Buchzusammenfassung
Grant Achatz has won multiple awards for his cooking, including being named the best American chef and owning the best American restaurant. He owns three Chicago restaurants: Alinea, Next and The Aviary.
From a young age, Grant Achatz was immersed in the culinary world, starting with small tasks at his family’s restaurants before advancing to cooking by age ten and becoming a line cook at fourteen. These early experiences gave him a strong foundation, which he built upon at the Culinary Institute of America and through internships, including one at Cygnus under Chef Jeff Kerr, who recognized his talent and introduced him to transformative ideas. Inspired by a feature in *Wine Spectator*, Grant pursued an opportunity at The French Laundry, where Chef Thomas Keller’s mentorship and the calm, collaborative kitchen environment allowed him to thrive. There, Grant mastered intricate techniques, worked with rare ingredients, and contributed to groundbreaking dishes. After leaving in 2001, he transformed Trio into a Midwest culinary destination, earning critical acclaim with innovative menus and sensory-driven dining experiences. His success at Trio led to a partnership with Nick Kokonas to create Alinea, an avant-garde restaurant that redefined fine dining and achieved instant acclaim despite some criticism.

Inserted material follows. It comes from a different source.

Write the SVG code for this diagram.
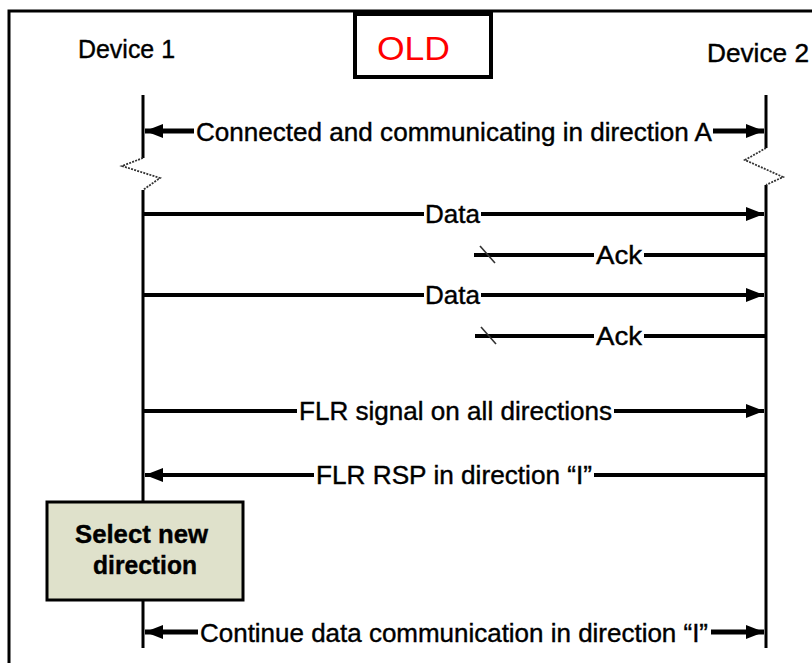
<svg xmlns="http://www.w3.org/2000/svg" width="812" height="663" viewBox="0 0 812 663">
  <defs>
    <style>
      .t { font-family: "Liberation Sans", Arial, sans-serif; font-size: 26px; fill: #000; stroke: #000; stroke-width: 0.4; }
      .life { stroke: #000; stroke-width: 3; fill: none; }
      .msg { stroke: #000; stroke-width: 4; fill: none; }
      .big { stroke: #000; stroke-width: 5; fill: none; }
      .zig { stroke: #333; stroke-width: 1.8; fill: none; stroke-dasharray: 2 1.2; }
    </style>
    <marker id="ah" markerUnits="userSpaceOnUse" markerWidth="20" markerHeight="14" refX="18" refY="7" orient="auto">
      <path d="M0,0 L18,7 L0,14 Z" fill="#000"/>
    </marker>
  </defs>
  <rect width="812" height="663" fill="#fff"/>

  <!-- outer frame -->
  <path d="M9,663 L9,11 L812,11" stroke="#000" stroke-width="3" fill="none"/>

  <g id="title">
    <rect x="355" y="14" width="136" height="63" fill="#fff" stroke="#000" stroke-width="4"/>
    <text x="377" y="60" font-family="Liberation Sans, Arial, sans-serif" font-size="33" fill="#ff0000" textLength="73" lengthAdjust="spacingAndGlyphs">OLD</text>
  </g>

  <g id="device1">
    <text class="t" x="78" y="58" textLength="97" lengthAdjust="spacingAndGlyphs">Device 1</text>
    <path class="life" d="M143,95 L143,158 M143,190 L143,502 M143,600 L143,648"/>
    <path class="zig" d="M143,158 L122,166 L160,178 L143,190"/>
  </g>

  <g id="device2">
    <text class="t" x="707" y="62" textLength="102" lengthAdjust="spacingAndGlyphs">Device 2</text>
    <path class="life" d="M766,95 L766,148 M766,185 L766,648"/>
    <path class="zig" d="M766,148 L745,160 L783,177 L766,185"/>
  </g>

  <g id="select-box">
    <rect x="47" y="502" width="196" height="98" fill="#dfe1cb" stroke="#000" stroke-width="3"/>
    <text class="t" x="75" y="543" font-weight="bold" textLength="133" lengthAdjust="spacingAndGlyphs">Select new</text>
    <text class="t" x="93" y="574" font-weight="bold" textLength="104" lengthAdjust="spacingAndGlyphs">direction</text>
  </g>

  <g id="connectors">
    <!-- Connected and communicating in direction A -->
    <path class="big" d="M194,131 L145,131" marker-end="url(#ah)"/>
    <path class="big" d="M713,131 L764,131" marker-end="url(#ah)"/>
    <text class="t" x="196" y="141" textLength="516" lengthAdjust="spacingAndGlyphs">Connected and communicating in direction A</text>

    <!-- Data 1 -->
    <path class="msg" d="M143,214 L424,214 M481,214 L764,214" marker-end="url(#ah)"/>
    <text class="t" x="425" y="223" textLength="55" lengthAdjust="spacingAndGlyphs">Data</text>

    <!-- Ack 1 -->
    <path class="msg" d="M766,255 L644,255 M594,255 L474,255"/>
    <path d="M480,246 L495,263" stroke="#333" stroke-width="1.6"/>
    <text class="t" x="596" y="264" textLength="46" lengthAdjust="spacingAndGlyphs">Ack</text>

    <!-- Data 2 -->
    <path class="msg" d="M143,295 L424,295 M481,295 L764,295" marker-end="url(#ah)"/>
    <text class="t" x="425" y="304" textLength="55" lengthAdjust="spacingAndGlyphs">Data</text>

    <!-- Ack 2 -->
    <path class="msg" d="M766,336 L644,336 M594,336 L475,336"/>
    <path d="M481,327 L496,344" stroke="#333" stroke-width="1.6"/>
    <text class="t" x="596" y="345" textLength="46" lengthAdjust="spacingAndGlyphs">Ack</text>

    <!-- FLR signal -->
    <path class="msg" d="M143,411 L297,411 M614,411 L764,411" marker-end="url(#ah)"/>
    <text class="t" x="299" y="420" textLength="313" lengthAdjust="spacingAndGlyphs">FLR signal on all directions</text>

    <!-- FLR RSP -->
    <path class="msg" d="M766,475 L594,475 M314,475 L145,475" marker-end="url(#ah)"/>
    <text class="t" x="316" y="484" textLength="276" lengthAdjust="spacingAndGlyphs">FLR RSP in direction “I”</text>

    <!-- Continue -->
    <path class="big" d="M198,632 L145,632" marker-end="url(#ah)"/>
    <path class="big" d="M711,632 L764,632" marker-end="url(#ah)"/>
    <text class="t" x="200" y="642" textLength="508" lengthAdjust="spacingAndGlyphs">Continue data communication in direction “I”</text>
  </g>
</svg>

While battling stage four tongue cancer, Grant’s resilience and leadership kept Alinea thriving, and his recovery brought renewed focus, leading to the creation of Next, a restaurant with a constantly evolving menu. Throughout his journey, Grant’s drive to innovate was shaped by both challenges and moments of inspiration, including a transformative meal in Tuscany that reignited his passion for authentic, heartfelt cuisine.